** begin Source excerpt **

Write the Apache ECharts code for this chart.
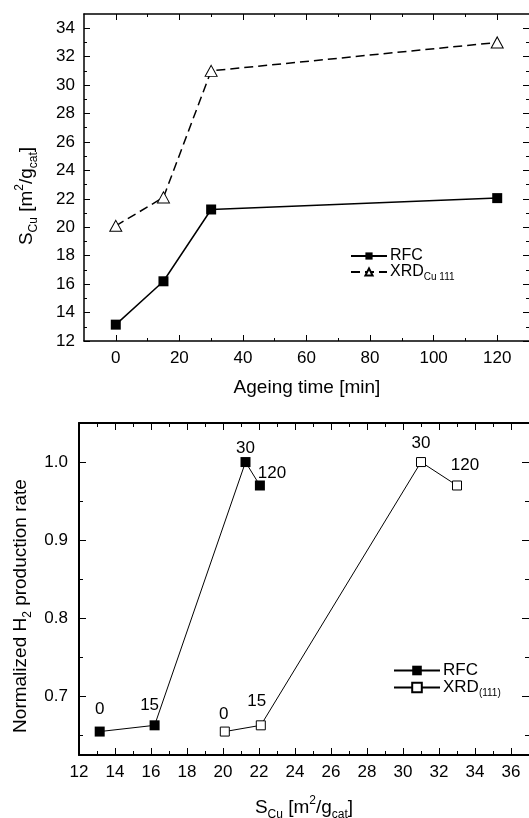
<!DOCTYPE html>
<html>
<head>
<meta charset="utf-8">
<script src="https://cdn.jsdelivr.net/npm/echarts@6/dist/echarts.min.js"></script>
<style>
  html, body { margin: 0; padding: 0; background: #fff; }
  #chart { width: 529px; height: 818px; }
</style>
</head>
<body>
<div id="chart"></div>
<script>
// ageing time and Cu surface area (top panel), H2 rate vs S_Cu (bottom panel)
const ageingTime = [0, 15, 30, 120]
const sCuRfc = [13.15, 16.2, 21.25, 22.05]
const sCuXrd = [20.1, 22.1, 31.0, 33.0]
const rateRfc = [0.655, 0.663, 1.0, 0.97]
const rateXrd = [0.655, 0.663, 1.0, 0.97]

const topXTicks = [0, 20, 40, 60, 80, 100, 120]
const topXMinor = [10, 30, 50, 70, 90, 110]
const topYTicks = [12, 14, 16, 18, 20, 22, 24, 26, 28, 30, 32, 34]
const topYMinor = [13, 15, 17, 19, 21, 23, 25, 27, 29, 31, 33]
const botXTicks = [12, 14, 16, 18, 20, 22, 24, 26, 28, 30, 32, 34, 36]
const botXMinor = [13, 15, 17, 19, 21, 23, 25, 27, 29, 31, 33, 35]
const botYTicks = [0.7, 0.8, 0.9, 1.0]
const botYMinor = [0.65, 0.75, 0.85, 0.95]

// label offsets (px) for the ageing-time annotations in the bottom panel
const rfcLabelOffset = [[0, -22], [-5, -20], [0, -14], [12, -12]]
const xrdLabelOffset = [[-1, -17], [-4, -24], [0, -19], [8, -20]]

const font = 'Liberation Sans, Arial, sans-serif'
const chart = echarts.init(document.getElementById('chart'))

const makeAxis = (o) => ({
  type: 'value',
  gridIndex: o.grid,
  position: o.pos,
  min: o.min,
  max: o.max,
  axisLine: { show: !!o.line, onZero: false, lineStyle: { color: '#000', width: o.lw || 1.5 } },
  axisTick: { show: true, inside: true, length: o.len, customValues: o.ticks, lineStyle: { color: '#000', width: 1 } },
  axisLabel: o.label
    ? { show: true, customValues: o.ticks, margin: o.margin, color: '#000', fontFamily: font, fontSize: 17, formatter: o.fmt }
    : { show: false },
  splitLine: { show: false }
})

const xAxes = [
  // top panel
  makeAxis({ grid: 0, pos: 'bottom', min: -10, max: 130, ticks: topXTicks, len: 6, line: true, label: true, margin: 9 }),
  makeAxis({ grid: 0, pos: 'bottom', min: -10, max: 130, ticks: topXMinor, len: 3 }),
  makeAxis({ grid: 0, pos: 'top', min: -10, max: 130, ticks: topXTicks, len: 6, line: true }),
  makeAxis({ grid: 0, pos: 'top', min: -10, max: 130, ticks: topXMinor, len: 3 }),
  // bottom panel
  makeAxis({ grid: 1, pos: 'bottom', min: 12, max: 37, ticks: botXTicks, len: 7, line: true, lw: 2, label: true, margin: 9 }),
  makeAxis({ grid: 1, pos: 'bottom', min: 12, max: 37, ticks: botXMinor, len: 4 }),
  makeAxis({ grid: 1, pos: 'top', min: 12, max: 37, ticks: botXTicks, len: 7, line: true, lw: 2 }),
  makeAxis({ grid: 1, pos: 'top', min: 12, max: 37, ticks: botXMinor, len: 4 })
]

// right spines fall just outside the picture, only their ticks show
const yAxes = [
  makeAxis({ grid: 0, pos: 'left', min: 12, max: 35, ticks: topYTicks, len: 6, line: true, label: true, margin: 9 }),
  makeAxis({ grid: 0, pos: 'left', min: 12, max: 35, ticks: topYMinor, len: 3 }),
  makeAxis({ grid: 0, pos: 'right', min: 12, max: 35, ticks: topYTicks, len: 6 }),
  makeAxis({ grid: 0, pos: 'right', min: 12, max: 35, ticks: topYMinor, len: 3 }),
  makeAxis({ grid: 1, pos: 'left', min: 0.625, max: 1.05, ticks: botYTicks, len: 7, line: true, lw: 2, label: true, margin: 11, fmt: v => v.toFixed(1) }),
  makeAxis({ grid: 1, pos: 'left', min: 0.625, max: 1.05, ticks: botYMinor, len: 4 }),
  makeAxis({ grid: 1, pos: 'right', min: 0.625, max: 1.05, ticks: botYTicks, len: 7 }),
  makeAxis({ grid: 1, pos: 'right', min: 0.625, max: 1.05, ticks: botYMinor, len: 4 })
]

const zip = (xs, ys) => xs.map((x, i) => [x, ys[i]])

const withLabels = (xs, ys, offsets) => xs.map((x, i) => ({
  value: [x, ys[i]],
  label: { formatter: String(ageingTime[i]), offset: offsets[i] }
}))

const pointLabel = {
  show: true,
  position: 'inside',
  color: '#000',
  fontFamily: font,
  fontSize: 17
}

const rich = {
  n: { fontFamily: font, fontSize: 19, color: '#000', lineHeight: 26, verticalAlign: 'middle' },
  s: { fontFamily: font, fontSize: 12, color: '#000', lineHeight: 12, verticalAlign: 'bottom' },
  p: { fontFamily: font, fontSize: 12, color: '#000', lineHeight: 12, verticalAlign: 'top' }
}

const sCuTitle = '{n|S}{s|Cu}{n| [m}{p|2}{n|/g}{s|cat}{n|]}'

const option = {
  animation: false,
  backgroundColor: '#fff',
  grid: [
    { left: 84, top: 14, width: 446, height: 327 },
    { left: 79, top: 423, width: 451, height: 332 }
  ],
  xAxis: xAxes,
  yAxis: yAxes,
  legend: [
    {
      data: ['RFC', 'XRD'],
      orient: 'vertical',
      left: 345,
      top: 243,
      itemWidth: 36,
      itemHeight: 9,
      itemGap: 0,
      selectedMode: false,
      formatter: name => name === 'XRD' ? '{m|XRD}{s|Cu 111}' : '{m|RFC}',
      textStyle: {
        padding: [0, 0, 0, -2],
        rich: {
          m: { fontFamily: font, fontSize: 16, color: '#000', lineHeight: 20, verticalAlign: 'middle' },
          s: { fontFamily: font, fontSize: 10, color: '#000', lineHeight: 10, verticalAlign: 'bottom' }
        }
      }
    },
    {
      data: ['RFC_b', 'XRD_b'],
      orient: 'vertical',
      left: 388,
      top: 657,
      itemWidth: 46,
      itemHeight: 12,
      itemGap: 0,
      selectedMode: false,
      formatter: name => name === 'XRD_b' ? '{m|XRD}{s|(111)}' : '{m|RFC}',
      textStyle: {
        padding: [0, 0, 0, -2],
        rich: {
          m: { fontFamily: font, fontSize: 17, color: '#000', lineHeight: 22, verticalAlign: 'middle' },
          s: { fontFamily: font, fontSize: 10, color: '#000', lineHeight: 10, verticalAlign: 'bottom' }
        }
      }
    }
  ],
  graphic: [
    { type: 'text', x: 307, y: 388, style: { text: 'Ageing time [min]', font: '19px ' + font, fill: '#000', align: 'center', verticalAlign: 'middle' } },
    { type: 'text', x: 27, y: 196, rotation: Math.PI / 2, style: { text: sCuTitle, rich, align: 'center', verticalAlign: 'middle' } },
    { type: 'text', x: 304, y: 808, style: { text: sCuTitle, rich, align: 'center', verticalAlign: 'middle' } },
    { type: 'text', x: 21, y: 606, rotation: Math.PI / 2, style: { text: '{n|Normalized H}{s|2}{n| production rate}', rich, align: 'center', verticalAlign: 'middle' } }
  ],
  series: [
    {
      name: 'RFC',
      type: 'line',
      xAxisIndex: 0,
      yAxisIndex: 0,
      data: zip(ageingTime, sCuRfc),
      symbol: 'rect',
      symbolSize: 10,
      lineStyle: { color: '#000', width: 1.5 },
      itemStyle: { color: '#000' }
    },
    {
      name: 'XRD',
      type: 'line',
      xAxisIndex: 0,
      yAxisIndex: 0,
      data: zip(ageingTime, sCuXrd),
      symbol: 'triangle',
      symbolSize: [12, 11],
      lineStyle: { color: '#000', width: 1.5, type: [9, 5] },
      itemStyle: { color: '#fff', borderColor: '#000', borderWidth: 1 }
    },
    {
      name: 'RFC_b',
      type: 'line',
      xAxisIndex: 4,
      yAxisIndex: 4,
      data: withLabels(sCuRfc, rateRfc, rfcLabelOffset),
      symbol: 'rect',
      symbolSize: 10,
      lineStyle: { color: '#000', width: 1 },
      itemStyle: { color: '#000' },
      label: pointLabel
    },
    {
      name: 'XRD_b',
      type: 'line',
      xAxisIndex: 4,
      yAxisIndex: 4,
      data: withLabels(sCuXrd, rateXrd, xrdLabelOffset),
      symbol: 'rect',
      symbolSize: 9,
      lineStyle: { color: '#000', width: 1 },
      itemStyle: { color: '#fff', borderColor: '#000', borderWidth: 1 },
      label: pointLabel
    }
  ]
}

chart.setOption(option)
window.addEventListener('resize', () => chart.resize())
</script>
</body>
</html>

** end Source excerpt **

**Exercise directions:** Print, exactly as written, the lines above from the first one to the one containing "const rateXrd = [0.655, 0.663, 1.0, 0.97]". Leave out pictures.

**Result of the exercise:**
Write the Apache ECharts code for this chart.
<!DOCTYPE html>
<html>
<head>
<meta charset="utf-8">
<script src="https://cdn.jsdelivr.net/npm/echarts@6/dist/echarts.min.js"></script>
<style>
  html, body { margin: 0; padding: 0; background: #fff; }
  #chart { width: 529px; height: 818px; }
</style>
</head>
<body>
<div id="chart"></div>
<script>
// ageing time and Cu surface area (top panel), H2 rate vs S_Cu (bottom panel)
const ageingTime = [0, 15, 30, 120]
const sCuRfc = [13.15, 16.2, 21.25, 22.05]
const sCuXrd = [20.1, 22.1, 31.0, 33.0]
const rateRfc = [0.655, 0.663, 1.0, 0.97]
const rateXrd = [0.655, 0.663, 1.0, 0.97]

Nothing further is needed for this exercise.